-------- Dataset section --------

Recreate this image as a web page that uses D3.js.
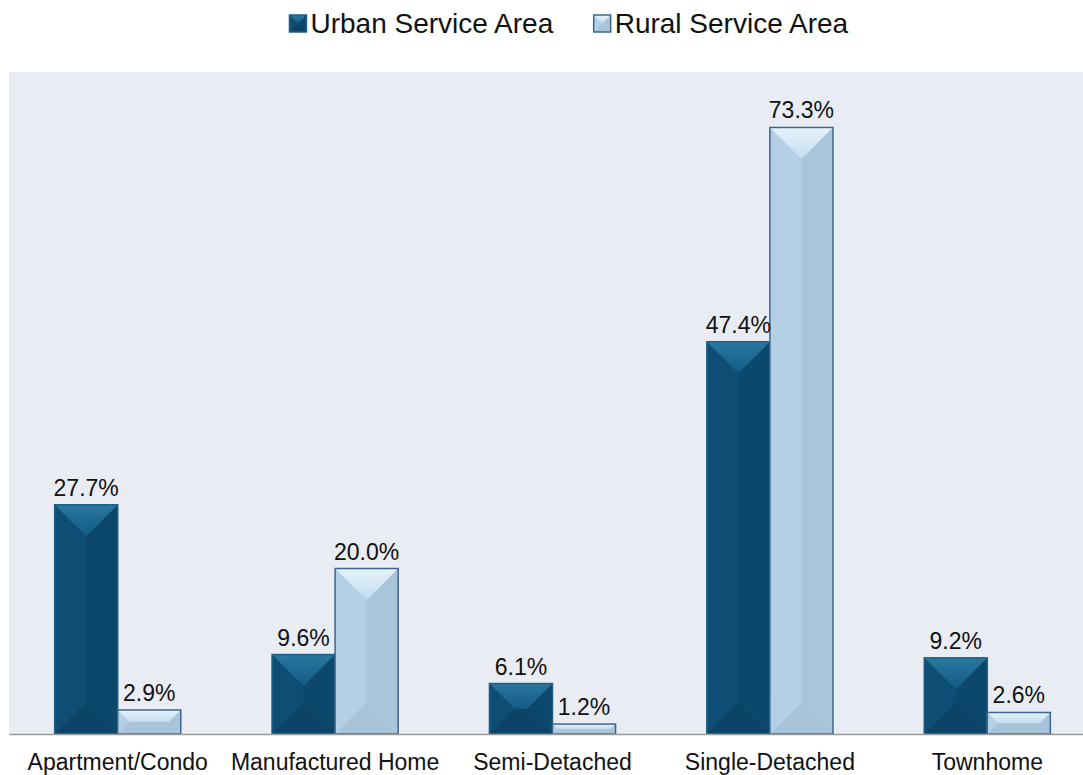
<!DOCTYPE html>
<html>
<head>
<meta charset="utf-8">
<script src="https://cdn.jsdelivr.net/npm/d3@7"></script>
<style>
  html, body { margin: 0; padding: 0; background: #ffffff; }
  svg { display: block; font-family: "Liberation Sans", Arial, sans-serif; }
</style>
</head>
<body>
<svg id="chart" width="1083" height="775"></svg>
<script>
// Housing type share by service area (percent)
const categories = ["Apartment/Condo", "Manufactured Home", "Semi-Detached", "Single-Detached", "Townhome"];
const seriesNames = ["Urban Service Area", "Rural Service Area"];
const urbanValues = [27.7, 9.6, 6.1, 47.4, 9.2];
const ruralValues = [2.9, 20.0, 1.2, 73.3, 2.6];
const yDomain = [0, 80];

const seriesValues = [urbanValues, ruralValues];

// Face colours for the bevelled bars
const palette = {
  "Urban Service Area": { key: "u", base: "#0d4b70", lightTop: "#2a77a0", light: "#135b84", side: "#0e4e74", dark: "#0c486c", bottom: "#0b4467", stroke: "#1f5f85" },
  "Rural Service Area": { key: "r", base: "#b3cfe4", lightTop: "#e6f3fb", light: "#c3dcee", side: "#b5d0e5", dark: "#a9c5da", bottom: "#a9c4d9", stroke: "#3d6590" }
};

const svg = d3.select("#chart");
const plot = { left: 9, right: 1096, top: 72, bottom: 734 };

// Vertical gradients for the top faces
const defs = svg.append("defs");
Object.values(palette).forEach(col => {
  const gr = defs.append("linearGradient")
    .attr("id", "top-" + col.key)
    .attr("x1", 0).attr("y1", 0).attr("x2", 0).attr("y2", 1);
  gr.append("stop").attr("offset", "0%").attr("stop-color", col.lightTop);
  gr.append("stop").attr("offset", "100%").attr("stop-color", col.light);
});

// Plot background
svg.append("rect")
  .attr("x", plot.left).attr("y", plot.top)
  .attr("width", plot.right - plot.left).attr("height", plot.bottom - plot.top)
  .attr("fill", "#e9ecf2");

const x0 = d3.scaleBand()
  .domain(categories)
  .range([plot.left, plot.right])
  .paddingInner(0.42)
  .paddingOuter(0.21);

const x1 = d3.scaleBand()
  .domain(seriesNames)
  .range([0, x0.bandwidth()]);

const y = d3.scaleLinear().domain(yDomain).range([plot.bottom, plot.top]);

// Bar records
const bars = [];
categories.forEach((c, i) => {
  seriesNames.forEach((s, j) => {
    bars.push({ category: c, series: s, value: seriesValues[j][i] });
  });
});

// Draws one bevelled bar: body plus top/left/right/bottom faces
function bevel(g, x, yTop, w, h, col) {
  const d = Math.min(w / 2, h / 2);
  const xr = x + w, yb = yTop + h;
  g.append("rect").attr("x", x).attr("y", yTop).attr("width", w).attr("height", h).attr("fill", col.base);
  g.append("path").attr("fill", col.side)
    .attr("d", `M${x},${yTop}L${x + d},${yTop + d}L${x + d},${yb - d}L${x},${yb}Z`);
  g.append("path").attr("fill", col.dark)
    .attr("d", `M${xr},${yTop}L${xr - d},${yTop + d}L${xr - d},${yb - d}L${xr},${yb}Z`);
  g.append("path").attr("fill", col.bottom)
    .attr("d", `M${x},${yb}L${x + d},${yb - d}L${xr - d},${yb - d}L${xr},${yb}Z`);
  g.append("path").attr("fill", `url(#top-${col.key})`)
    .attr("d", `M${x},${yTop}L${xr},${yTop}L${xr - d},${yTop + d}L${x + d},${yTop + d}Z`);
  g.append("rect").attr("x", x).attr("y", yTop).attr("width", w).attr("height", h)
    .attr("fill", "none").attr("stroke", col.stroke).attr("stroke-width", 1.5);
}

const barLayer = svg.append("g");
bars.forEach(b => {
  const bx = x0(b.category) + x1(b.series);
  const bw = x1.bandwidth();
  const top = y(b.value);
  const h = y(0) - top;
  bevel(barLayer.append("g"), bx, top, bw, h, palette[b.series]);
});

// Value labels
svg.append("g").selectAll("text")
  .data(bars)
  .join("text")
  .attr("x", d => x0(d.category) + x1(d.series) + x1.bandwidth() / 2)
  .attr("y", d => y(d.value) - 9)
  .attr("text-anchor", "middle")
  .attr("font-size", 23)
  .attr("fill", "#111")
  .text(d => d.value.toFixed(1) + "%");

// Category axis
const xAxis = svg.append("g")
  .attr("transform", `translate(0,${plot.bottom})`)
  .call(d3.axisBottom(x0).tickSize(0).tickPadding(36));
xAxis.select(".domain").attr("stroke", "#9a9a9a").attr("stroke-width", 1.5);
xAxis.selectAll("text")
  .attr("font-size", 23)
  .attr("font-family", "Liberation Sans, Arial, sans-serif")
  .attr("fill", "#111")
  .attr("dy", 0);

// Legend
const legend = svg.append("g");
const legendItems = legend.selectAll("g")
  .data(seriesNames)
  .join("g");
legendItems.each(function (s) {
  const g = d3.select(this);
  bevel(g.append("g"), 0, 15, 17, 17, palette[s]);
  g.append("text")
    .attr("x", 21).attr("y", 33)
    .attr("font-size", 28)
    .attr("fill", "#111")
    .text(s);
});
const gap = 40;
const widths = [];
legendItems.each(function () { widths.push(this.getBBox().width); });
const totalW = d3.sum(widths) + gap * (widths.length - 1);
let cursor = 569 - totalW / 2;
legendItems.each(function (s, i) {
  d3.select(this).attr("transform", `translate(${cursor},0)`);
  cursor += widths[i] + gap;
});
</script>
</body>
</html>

--------

* [What is required]
Give again, word for word, every line from the top of the data above to the line holding "72, bottom: 734", inclusive, with the pictures left out.

* [Solution for this problem]
Recreate this image as a web page that uses D3.js.
<!DOCTYPE html>
<html>
<head>
<meta charset="utf-8">
<script src="https://cdn.jsdelivr.net/npm/d3@7"></script>
<style>
  html, body { margin: 0; padding: 0; background: #ffffff; }
  svg { display: block; font-family: "Liberation Sans", Arial, sans-serif; }
</style>
</head>
<body>
<svg id="chart" width="1083" height="775"></svg>
<script>
// Housing type share by service area (percent)
const categories = ["Apartment/Condo", "Manufactured Home", "Semi-Detached", "Single-Detached", "Townhome"];
const seriesNames = ["Urban Service Area", "Rural Service Area"];
const urbanValues = [27.7, 9.6, 6.1, 47.4, 9.2];
const ruralValues = [2.9, 20.0, 1.2, 73.3, 2.6];
const yDomain = [0, 80];

const seriesValues = [urbanValues, ruralValues];

// Face colours for the bevelled bars
const palette = {
  "Urban Service Area": { key: "u", base: "#0d4b70", lightTop: "#2a77a0", light: "#135b84", side: "#0e4e74", dark: "#0c486c", bottom: "#0b4467", stroke: "#1f5f85" },
  "Rural Service Area": { key: "r", base: "#b3cfe4", lightTop: "#e6f3fb", light: "#c3dcee", side: "#b5d0e5", dark: "#a9c5da", bottom: "#a9c4d9", stroke: "#3d6590" }
};

const svg = d3.select("#chart");
const plot = { left: 9, right: 1096, top: 72, bottom: 734 };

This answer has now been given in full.